Mitch Resnick is on the conference committee for the 2012 Digital Media and Learning Conference, “Beyond Educational Technology: Learning Innovations in a Connected World.” As Professor of Learning Research at the MIT Media Lab, he develops new technologies and activities to engage people (especially children) in creative learning experiences. His Lifelong Kindergarten research group developed ideas and technologies underlying the LEGO Mindstorms and WeDo robotics kits, used by millions of young people around the world. His group also developed the Scratch programming language and online community, enabling young people to create and share interactive stories, games, animations, and simulations – and, in the process, learn to think creatively, learn systematically, and work collaboratively. Resnick co-founded the Computer Clubhouse project, an international network of 100 after-school learning centers in 20 countries, where young people from low-income communities learn to express themselves creatively with new technologies. In a video interview, Resnick talked about the role of creating and producing for next-generation learners and teachers. Here are just a few highlights, but the full interview (below) is rich with Resnick’s unique perspective on youth and learning:
One thing we’ve seen is that the best learning experiences come when people are actively engaged in designing things, creating things, and inventing things – expressing themselves.

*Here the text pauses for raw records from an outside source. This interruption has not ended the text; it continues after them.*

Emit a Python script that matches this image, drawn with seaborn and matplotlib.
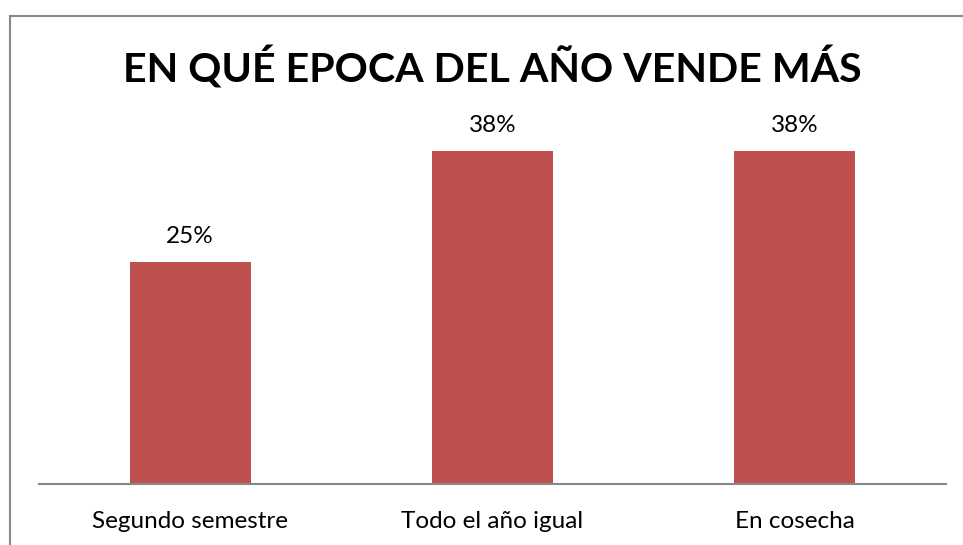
import matplotlib
matplotlib.use("Agg")
import matplotlib.pyplot as plt
import seaborn as sns
import pandas as pd
from matplotlib.patches import Rectangle

categories = ["Segundo semestre", "Todo el año igual", "En cosecha"]
values = [25.0, 37.5, 37.5]
value_labels = ["25%", "38%", "38%"]
title = "EN QUÉ EPOCA DEL AÑO VENDE MÁS"

sns.set_theme(style="white")
plt.rcParams['font.family'] = ['Lato', 'DejaVu Sans']

W, H = 963, 545
fig = plt.figure(figsize=(W / 100, H / 100), dpi=100)
fig.patch.set_facecolor("white")

# outer border of chart area (extends beyond right and bottom edges)
fig.patches.append(Rectangle((10 / W, -0.1), 1.2, 1 - 16 / H + 0.1, transform=fig.transFigure,
                             fill=False, edgecolor="#888888", linewidth=1.5))

ax_left, ax_right = 39 / W, 946 / W
ax_bottom = (H - 484) / H
ax_top = (H - 129) / H
ax = fig.add_axes([ax_left, ax_bottom, ax_right - ax_left, ax_top - ax_bottom])

df = pd.DataFrame({"cat": categories, "val": values})
sns.barplot(data=df, x="cat", y="val", color="#C0504D", saturation=1, width=0.4, ax=ax,
            edgecolor="none")
ax.set_xlim(-0.5, 2.5)
ax.set_ylim(0, 40)
ax.set_xlabel("")
ax.set_ylabel("")
ax.set_yticks([])
for s in ["top", "right", "left"]:
    ax.spines[s].set_visible(False)
ax.spines["bottom"].set_color("#888888")
ax.spines["bottom"].set_linewidth(1.5)
ax.tick_params(axis="x", length=0, pad=31.7, labelsize=17.5, labelcolor="black")
for t in ax.get_xticklabels():
    t.set_verticalalignment("baseline")
ax.patch.set_alpha(0)

for i, (v, lab) in enumerate(zip(values, value_labels)):
    ax.annotate(lab, (i, v), xytext=(0, 13.7), textcoords="offset points",
                ha="center", va="baseline", fontsize=17.5, color="black")

fig.text(492.5 / W, 1 - 82 / H, title, ha="center", va="baseline", fontsize=29.6,
         fontweight="bold", color="black")

fig.savefig("out.png", dpi=100)
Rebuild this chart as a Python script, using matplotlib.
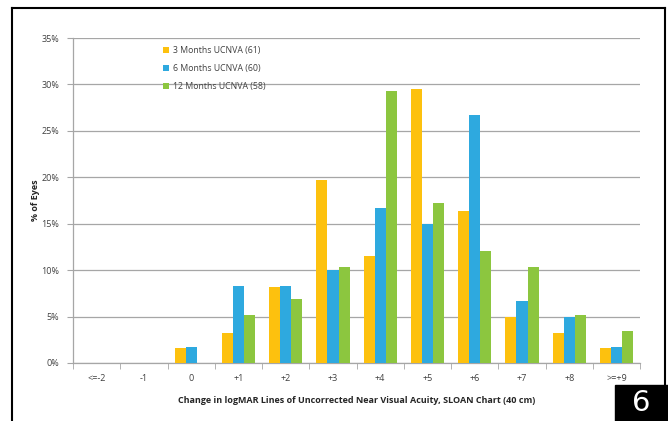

It’s not just a matter of giving people opportunities to interact with technologies or using technologies, but if we want people to really be fluent with new technologies and learn through their activities, it requires people to get involved as makers – to create things.
A lot of the best experiences come when you are making use of the materials in the world around you, tinkering with the things around you, and coming up with a prototype, getting feedback, and iteratively changing it, and making new ideas, over and over, and adapting to the current situation and the new situations that arise.
In our after school programs, we see many kids who have been unsuccessful in traditional educational settings become incredibly successful when they are given the opportunity to make, tinker, and remix.
I think there are lessons for schools from the ways that kids learn outside of schools, and we want to be able to support that type of learning both inside and outside of schools.
Over time, I do think we need to rethink educational institutions as a place that embraces playful experimentation.